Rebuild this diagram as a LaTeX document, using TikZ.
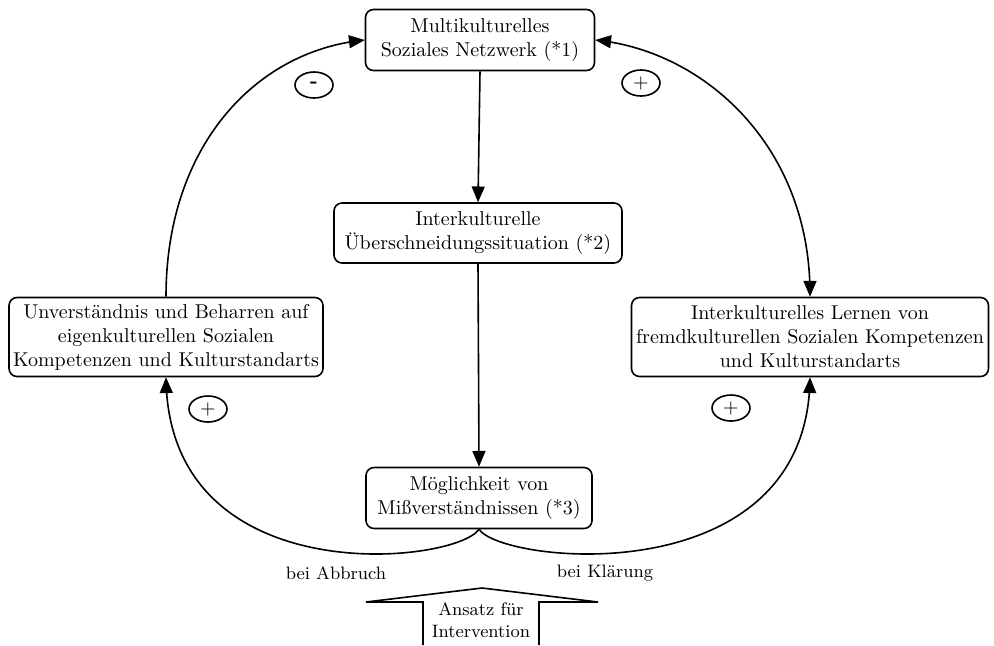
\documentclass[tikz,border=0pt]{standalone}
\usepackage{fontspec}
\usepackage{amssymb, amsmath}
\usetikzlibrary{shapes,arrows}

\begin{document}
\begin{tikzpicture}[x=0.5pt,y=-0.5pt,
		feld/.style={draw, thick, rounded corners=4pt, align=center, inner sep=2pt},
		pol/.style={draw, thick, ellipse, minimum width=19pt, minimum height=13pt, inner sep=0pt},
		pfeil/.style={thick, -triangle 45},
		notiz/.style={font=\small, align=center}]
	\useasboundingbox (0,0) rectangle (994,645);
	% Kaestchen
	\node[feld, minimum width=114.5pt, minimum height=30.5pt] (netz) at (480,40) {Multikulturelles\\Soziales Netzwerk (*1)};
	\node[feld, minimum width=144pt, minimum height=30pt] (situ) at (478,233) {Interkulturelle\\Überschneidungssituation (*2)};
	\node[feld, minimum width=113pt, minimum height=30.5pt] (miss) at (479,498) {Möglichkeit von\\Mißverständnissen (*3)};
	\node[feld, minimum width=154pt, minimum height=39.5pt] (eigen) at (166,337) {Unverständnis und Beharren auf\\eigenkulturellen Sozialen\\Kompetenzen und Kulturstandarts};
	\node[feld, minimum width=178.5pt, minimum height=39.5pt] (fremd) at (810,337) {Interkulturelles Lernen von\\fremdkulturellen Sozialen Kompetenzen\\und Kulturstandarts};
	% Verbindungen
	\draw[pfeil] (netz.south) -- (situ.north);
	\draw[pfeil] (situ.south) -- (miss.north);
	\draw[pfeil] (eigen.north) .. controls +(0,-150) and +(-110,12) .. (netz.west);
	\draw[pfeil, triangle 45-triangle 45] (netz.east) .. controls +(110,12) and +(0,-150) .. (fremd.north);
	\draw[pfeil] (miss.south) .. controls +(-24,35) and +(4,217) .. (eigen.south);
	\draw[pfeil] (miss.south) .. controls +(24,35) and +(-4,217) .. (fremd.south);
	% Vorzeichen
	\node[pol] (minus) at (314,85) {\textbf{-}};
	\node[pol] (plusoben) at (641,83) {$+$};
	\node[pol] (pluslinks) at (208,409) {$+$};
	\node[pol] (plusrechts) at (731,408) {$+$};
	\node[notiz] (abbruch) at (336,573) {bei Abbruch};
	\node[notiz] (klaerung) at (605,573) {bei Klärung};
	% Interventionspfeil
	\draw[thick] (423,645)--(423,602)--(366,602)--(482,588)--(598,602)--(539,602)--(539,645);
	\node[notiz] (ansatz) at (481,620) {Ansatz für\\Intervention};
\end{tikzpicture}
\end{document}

################

• **What you have to do**: Restate the data above word for word. Do not include the images.

• **The response**:
Rebuild this diagram as a LaTeX document, using TikZ.
\documentclass[tikz,border=0pt]{standalone}
\usepackage{fontspec}
\usepackage{amssymb, amsmath}
\usetikzlibrary{shapes,arrows}

\begin{document}
\begin{tikzpicture}[x=0.5pt,y=-0.5pt,
		feld/.style={draw, thick, rounded corners=4pt, align=center, inner sep=2pt},
		pol/.style={draw, thick, ellipse, minimum width=19pt, minimum height=13pt, inner sep=0pt},
		pfeil/.style={thick, -triangle 45},
		notiz/.style={font=\small, align=center}]
	\useasboundingbox (0,0) rectangle (994,645);
	% Kaestchen
	\node[feld, minimum width=114.5pt, minimum height=30.5pt] (netz) at (480,40) {Multikulturelles\\Soziales Netzwerk (*1)};
	\node[feld, minimum width=144pt, minimum height=30pt] (situ) at (478,233) {Interkulturelle\\Überschneidungssituation (*2)};
	\node[feld, minimum width=113pt, minimum height=30.5pt] (miss) at (479,498) {Möglichkeit von\\Mißverständnissen (*3)};
	\node[feld, minimum width=154pt, minimum height=39.5pt] (eigen) at (166,337) {Unverständnis und Beharren auf\\eigenkulturellen Sozialen\\Kompetenzen und Kulturstandarts};
	\node[feld, minimum width=178.5pt, minimum height=39.5pt] (fremd) at (810,337) {Interkulturelles Lernen von\\fremdkulturellen Sozialen Kompetenzen\\und Kulturstandarts};
	% Verbindungen
	\draw[pfeil] (netz.south) -- (situ.north);
	\draw[pfeil] (situ.south) -- (miss.north);
	\draw[pfeil] (eigen.north) .. controls +(0,-150) and +(-110,12) .. (netz.west);
	\draw[pfeil, triangle 45-triangle 45] (netz.east) .. controls +(110,12) and +(0,-150) .. (fremd.north);
	\draw[pfeil] (miss.south) .. controls +(-24,35) and +(4,217) .. (eigen.south);
	\draw[pfeil] (miss.south) .. controls +(24,35) and +(-4,217) .. (fremd.south);
	% Vorzeichen
	\node[pol] (minus) at (314,85) {\textbf{-}};
	\node[pol] (plusoben) at (641,83) {$+$};
	\node[pol] (pluslinks) at (208,409) {$+$};
	\node[pol] (plusrechts) at (731,408) {$+$};
	\node[notiz] (abbruch) at (336,573) {bei Abbruch};
	\node[notiz] (klaerung) at (605,573) {bei Klärung};
	% Interventionspfeil
	\draw[thick] (423,645)--(423,602)--(366,602)--(482,588)--(598,602)--(539,602)--(539,645);
	\node[notiz] (ansatz) at (481,620) {Ansatz für\\Intervention};
\end{tikzpicture}
\end{document}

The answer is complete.